Rising oil imports helped produce a more than ten percent jump in the nation’s trade deficit in March. The Commerce Department reports the gap surged to nearly $64 billion–larger than expected. U.S. exports were on the rise, but not enough to fully counter the increase in imports coming into the country. The politically sensitive deficit with China narrowed as U.S. exports to that country hit a record high. So far this year, the trade deficit is running at an annual rate of more than $722 billion, slightly below last year’s record.

Whole Foods Markets reports its first-quarter profit fell about 11 percent. The Austin-based natural and organic foods giant continued to show slower growth in sales.

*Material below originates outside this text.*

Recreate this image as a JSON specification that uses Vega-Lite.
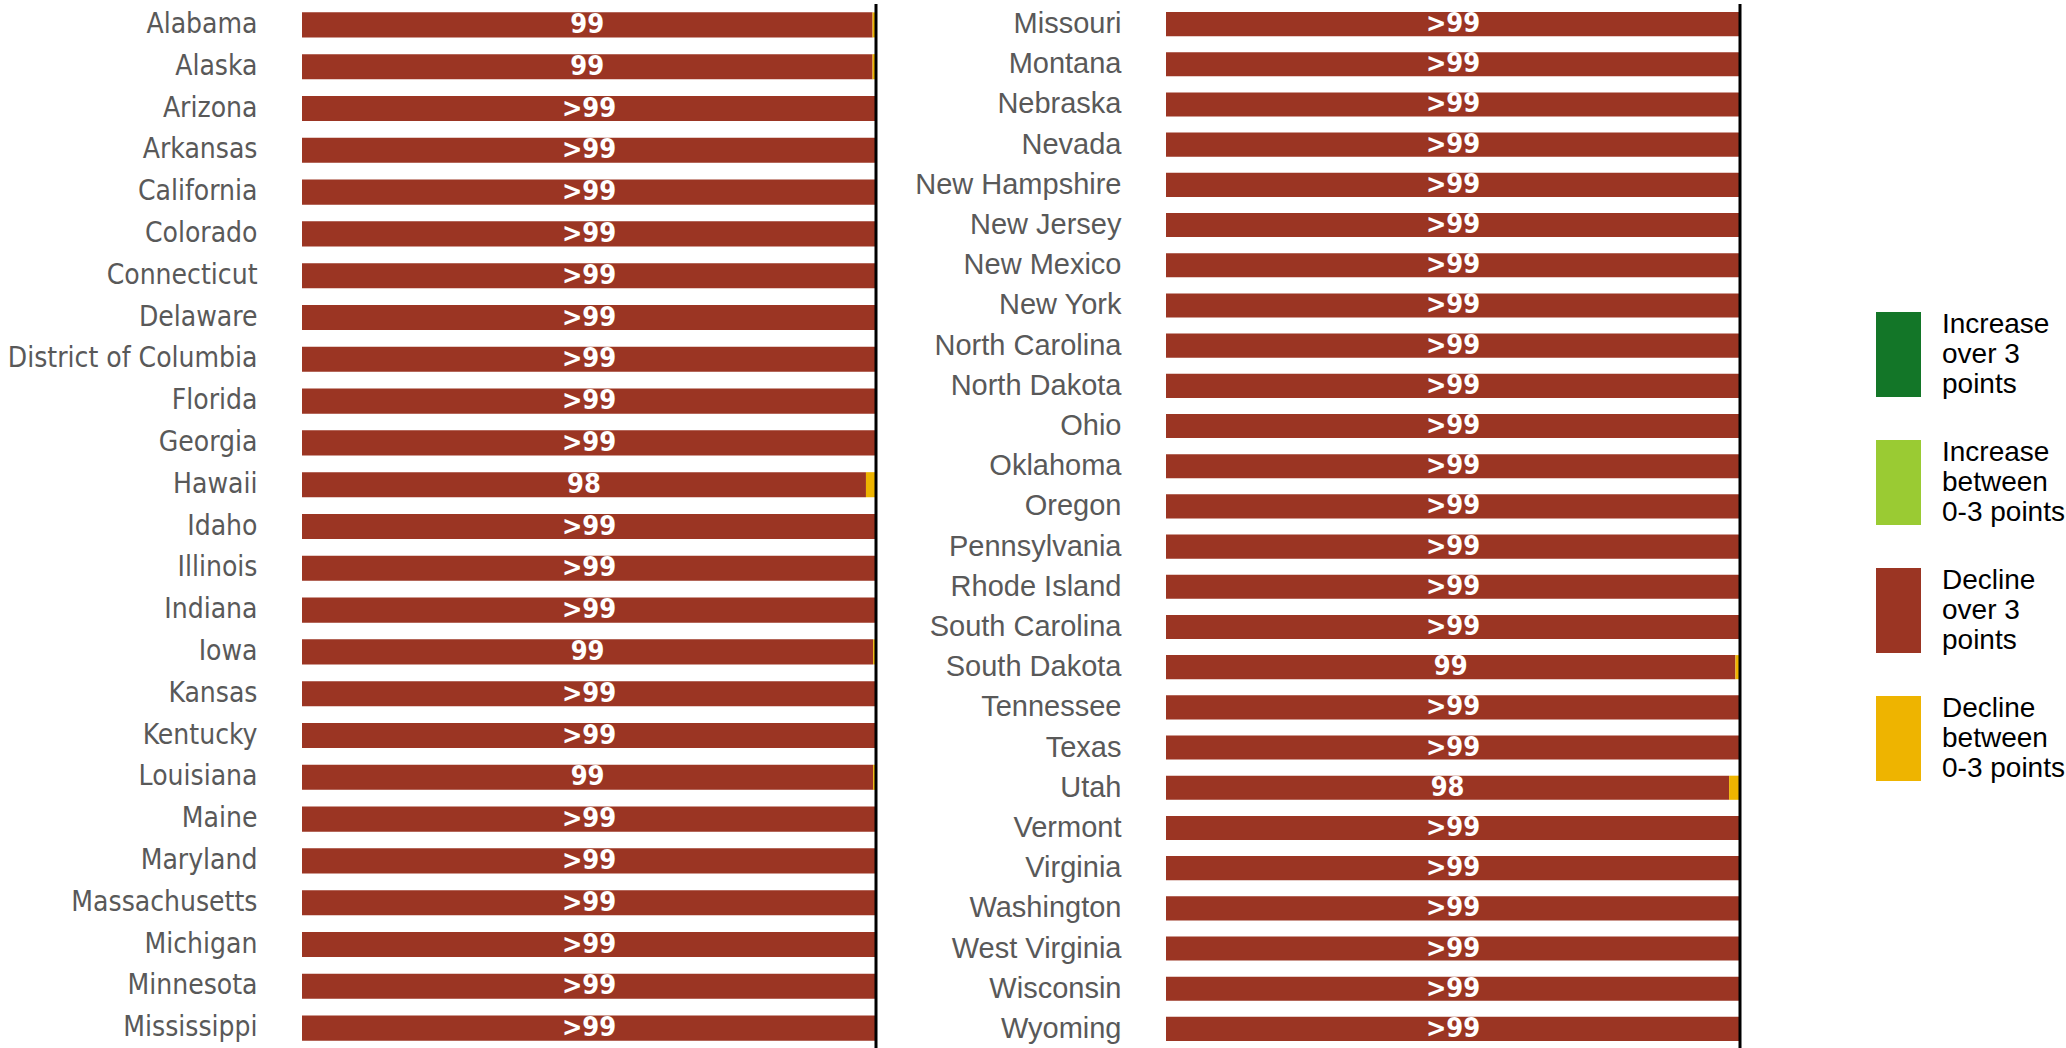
{
  "$schema": "https://vega.github.io/schema/vega-lite/v6.json",
  "padding": {"left": 7, "top": 2, "right": 0, "bottom": 0},
  "background": "white",
  "config": {"view": {"stroke": null}, "concat": {"spacing": 36}},
  "data": {"values": [
    {"panel": "L", "state": "Alabama", "d3": 99.4, "d03": 0.6, "label": "99"},
    {"panel": "L", "state": "Alaska", "d3": 99.4, "d03": 0.6, "label": "99"},
    {"panel": "L", "state": "Arizona", "d3": 100, "d03": 0, "label": ">99"},
    {"panel": "L", "state": "Arkansas", "d3": 100, "d03": 0, "label": ">99"},
    {"panel": "L", "state": "California", "d3": 100, "d03": 0, "label": ">99"},
    {"panel": "L", "state": "Colorado", "d3": 100, "d03": 0, "label": ">99"},
    {"panel": "L", "state": "Connecticut", "d3": 100, "d03": 0, "label": ">99"},
    {"panel": "L", "state": "Delaware", "d3": 100, "d03": 0, "label": ">99"},
    {"panel": "L", "state": "District of Columbia", "d3": 100, "d03": 0, "label": ">99"},
    {"panel": "L", "state": "Florida", "d3": 100, "d03": 0, "label": ">99"},
    {"panel": "L", "state": "Georgia", "d3": 100, "d03": 0, "label": ">99"},
    {"panel": "L", "state": "Hawaii", "d3": 98.25, "d03": 1.75, "label": "98"},
    {"panel": "L", "state": "Idaho", "d3": 100, "d03": 0, "label": ">99"},
    {"panel": "L", "state": "Illinois", "d3": 100, "d03": 0, "label": ">99"},
    {"panel": "L", "state": "Indiana", "d3": 100, "d03": 0, "label": ">99"},
    {"panel": "L", "state": "Iowa", "d3": 99.5, "d03": 0.5, "label": "99"},
    {"panel": "L", "state": "Kansas", "d3": 100, "d03": 0, "label": ">99"},
    {"panel": "L", "state": "Kentucky", "d3": 100, "d03": 0, "label": ">99"},
    {"panel": "L", "state": "Louisiana", "d3": 99.5, "d03": 0.5, "label": "99"},
    {"panel": "L", "state": "Maine", "d3": 100, "d03": 0, "label": ">99"},
    {"panel": "L", "state": "Maryland", "d3": 100, "d03": 0, "label": ">99"},
    {"panel": "L", "state": "Massachusetts", "d3": 100, "d03": 0, "label": ">99"},
    {"panel": "L", "state": "Michigan", "d3": 100, "d03": 0, "label": ">99"},
    {"panel": "L", "state": "Minnesota", "d3": 100, "d03": 0, "label": ">99"},
    {"panel": "L", "state": "Mississippi", "d3": 100, "d03": 0, "label": ">99"},
    {"panel": "R", "state": "Missouri", "d3": 100, "d03": 0, "label": ">99"},
    {"panel": "R", "state": "Montana", "d3": 100, "d03": 0, "label": ">99"},
    {"panel": "R", "state": "Nebraska", "d3": 100, "d03": 0, "label": ">99"},
    {"panel": "R", "state": "Nevada", "d3": 100, "d03": 0, "label": ">99"},
    {"panel": "R", "state": "New Hampshire", "d3": 100, "d03": 0, "label": ">99"},
    {"panel": "R", "state": "New Jersey", "d3": 100, "d03": 0, "label": ">99"},
    {"panel": "R", "state": "New Mexico", "d3": 100, "d03": 0, "label": ">99"},
    {"panel": "R", "state": "New York", "d3": 100, "d03": 0, "label": ">99"},
    {"panel": "R", "state": "North Carolina", "d3": 100, "d03": 0, "label": ">99"},
    {"panel": "R", "state": "North Dakota", "d3": 100, "d03": 0, "label": ">99"},
    {"panel": "R", "state": "Ohio", "d3": 100, "d03": 0, "label": ">99"},
    {"panel": "R", "state": "Oklahoma", "d3": 100, "d03": 0, "label": ">99"},
    {"panel": "R", "state": "Oregon", "d3": 100, "d03": 0, "label": ">99"},
    {"panel": "R", "state": "Pennsylvania", "d3": 100, "d03": 0, "label": ">99"},
    {"panel": "R", "state": "Rhode Island", "d3": 100, "d03": 0, "label": ">99"},
    {"panel": "R", "state": "South Carolina", "d3": 100, "d03": 0, "label": ">99"},
    {"panel": "R", "state": "South Dakota", "d3": 99.2, "d03": 0.8, "label": "99"},
    {"panel": "R", "state": "Tennessee", "d3": 100, "d03": 0, "label": ">99"},
    {"panel": "R", "state": "Texas", "d3": 100, "d03": 0, "label": ">99"},
    {"panel": "R", "state": "Utah", "d3": 98.1, "d03": 1.9, "label": "98"},
    {"panel": "R", "state": "Vermont", "d3": 100, "d03": 0, "label": ">99"},
    {"panel": "R", "state": "Virginia", "d3": 100, "d03": 0, "label": ">99"},
    {"panel": "R", "state": "Washington", "d3": 100, "d03": 0, "label": ">99"},
    {"panel": "R", "state": "West Virginia", "d3": 100, "d03": 0, "label": ">99"},
    {"panel": "R", "state": "Wisconsin", "d3": 100, "d03": 0, "label": ">99"},
    {"panel": "R", "state": "Wyoming", "d3": 100, "d03": 0, "label": ">99"}
  ]},
  "hconcat": [
    {
      "width": 574, "height": 1045,
      "transform": [{"filter": "datum.panel == 'L'"}, {"fold": ["d3", "d03"], "as": ["cat", "value"]}],
      "layer": [
        {
          "mark": {"type": "bar"},
          "encoding": {
            "y": {"field": "state", "type": "nominal", "sort": null, "scale": {"paddingInner": 0.4, "paddingOuter": 0.2},
                  "axis": {"title": null, "domain": false, "ticks": false, "labelPadding": 45, "labelFont": "DejaVu Sans Condensed", "labelFontSize": 28, "labelColor": "#595959", "labelLimit": 0}},
            "x": {"field": "value", "type": "quantitative", "stack": "zero", "scale": {"domain": [0, 100]}, "axis": null},
            "color": {"field": "cat", "type": "nominal",
              "scale": {"domain": ["i3", "i03", "d3", "d03"], "range": ["#137628", "#9ACB33", "#9B3523", "#EEB400"]},
              "legend": {"orient": "none", "legendX": 1554, "legendY": 278, "title": null, "padding": 0,
                "symbolType": "M-0.5294,-0.294H0.5294V1.706H-0.5294Z", "symbolSize": 7225, "symbolStrokeWidth": 0, "symbolOpacity": 1,
                "labelFont": "Liberation Sans", "labelFontSize": 28, "labelColor": "black", "labelOffset": 1, "labelLimit": 0,
                "rowPadding": 11, "labelBaseline": "middle",
                "labelExpr": "datum.value == 'i3' ? ['Increase', 'over 3', 'points'] : datum.value == 'i03' ? ['Increase', 'between', '0-3 points'] : datum.value == 'd3' ? ['Decline', 'over 3', 'points'] : ['Decline', 'between', '0-3 points']"}},
            "order": {"field": "cat", "sort": "descending"}
          }
        },
        {
          "mark": {"type": "text", "color": "white", "font": "DejaVu Sans Condensed", "fontWeight": "bold", "fontSize": 27, "baseline": "middle", "align": "center"},
          "encoding": {
            "y": {"field": "state", "type": "nominal", "sort": null},
            "x": {"field": "value", "type": "quantitative", "stack": "zero", "bandPosition": 0.5},
            "detail": {"field": "cat"},
            "order": {"field": "cat", "sort": "descending"},
            "text": {"condition": {"test": "datum.cat == 'd3'", "field": "label"}, "value": ""}
          }
        },
        {
          "data": {"values": [{}]},
          "mark": {"type": "rule", "color": "black", "strokeWidth": 3},
          "encoding": {"x": {"datum": 100}}
        }
      ]
    },
    {
      "width": 574, "height": 1045,
      "transform": [{"filter": "datum.panel == 'R'"}, {"fold": ["d3", "d03"], "as": ["cat", "value"]}],
      "layer": [
        {
          "mark": {"type": "bar"},
          "encoding": {
            "y": {"field": "state", "type": "nominal", "sort": null, "scale": {"paddingInner": 0.4, "paddingOuter": 0.2},
                  "axis": {"title": null, "domain": false, "ticks": false, "labelPadding": 45, "labelFont": "Liberation Sans", "labelFontSize": 29, "labelColor": "#595959", "labelLimit": 0}},
            "x": {"field": "value", "type": "quantitative", "stack": "zero", "scale": {"domain": [0, 100]}, "axis": null},
            "color": {"field": "cat", "type": "nominal"},
            "order": {"field": "cat", "sort": "descending"}
          }
        },
        {
          "mark": {"type": "text", "color": "white", "font": "DejaVu Sans Condensed", "fontWeight": "bold", "fontSize": 27, "baseline": "middle", "align": "center"},
          "encoding": {
            "y": {"field": "state", "type": "nominal", "sort": null},
            "x": {"field": "value", "type": "quantitative", "stack": "zero", "bandPosition": 0.5},
            "detail": {"field": "cat"},
            "order": {"field": "cat", "sort": "descending"},
            "text": {"condition": {"test": "datum.cat == 'd3'", "field": "label"}, "value": ""}
          }
        },
        {
          "data": {"values": [{}]},
          "mark": {"type": "rule", "color": "black", "strokeWidth": 3},
          "encoding": {"x": {"datum": 100}}
        }
      ]
    }
  ],
  "resolve": {"scale": {"y": "independent", "x": "independent", "color": "shared"}}
}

Whole Foods earned $46 million in the quarter that ended April 8th. That’s down from year-ago net income of $51.8 million. Whole Foods has struggled to keep up its pace of growth—as supermarkets expanded their offerings of organic and natural foods, often at lower prices. Whole Foods in February announced plans to buy smaller rival Wild Oats Markets for $565 million. But staffers at the Federal Trade Commission have voiced concerns regarding perceived anticompetitive effects from the deal.

A student interested in computers never imagined–in 1984 when he was at the University of Texas–that his work would end up in a museum. Now one of Michael Dell’s original computers is going to the Smithsonian Institution’s National Museum of American History in Washington. The 42-year-old chairman of Round Rock-based Dell donated a collection of materials to the Smithsonian. The items include Dell’s employee badge, one of the company’s newest computers and a PC Limited computer from 1985. Parts of the Dell collection will be temporarily displayed at the “Treasures of American history” exhibit housed at the National Air and Space Museum. Dell dropped out of UT Austin 23 years ago when his business took off.